Sans adieu, bien cher ami. Revenez-nous vite. Je vous recommande Canterbury. C’est une cathédrale à vous remuer et à vous ravir d’enthousiasme. Ce que vous me dites des restaurations de Westminster m’afflige[2]. Les anglais ont la manie de mêler le fashionable au gothique.

À bientôt. Nous vous embrassons tous bien tendrement.

Victor.

M. Le Prévost[3], qui sera bien ravi de vous voir, demeure rue Fontenelle, à Rouen. — Nous attendons ici Lamartine. Paul, Boulanger, les Devéria, David, qui ne va pas à Londres, vous embrassent et vous remercient[4].
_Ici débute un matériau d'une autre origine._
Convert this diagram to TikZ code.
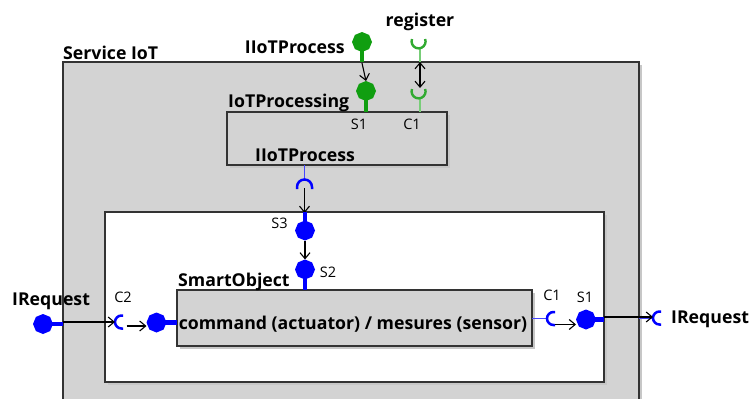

  1. Ancelot, auteur dramatique fécond ; on cite de lui Louis XI et Olga représentés en 1819 et 1828 au Théâtre-Français.
  2. « ... J’ai vu Westminster-Abbey ; il faut dire que c’est admirable en somme, puis regretter en détail tant de mauvais goût dans les tombes qui remplissent l’église, tant de restaurations d’un gothique moderne trop simple… » 12 septembre 1828. Gustave Simon. Lettres de Sainte-Beuve à Victor Hugo et à Mme Victor Hugo. Revue de Paris, 15 décembre 1904.
  3. Léon Le Prévost, savant archéologue normand ; chaque fois qu’il venait à Paris, il allait voir Victor Hugo ; en 1831 il fut ordonné prêtre.
  4. Archives Spoelberch de Lovenjoul.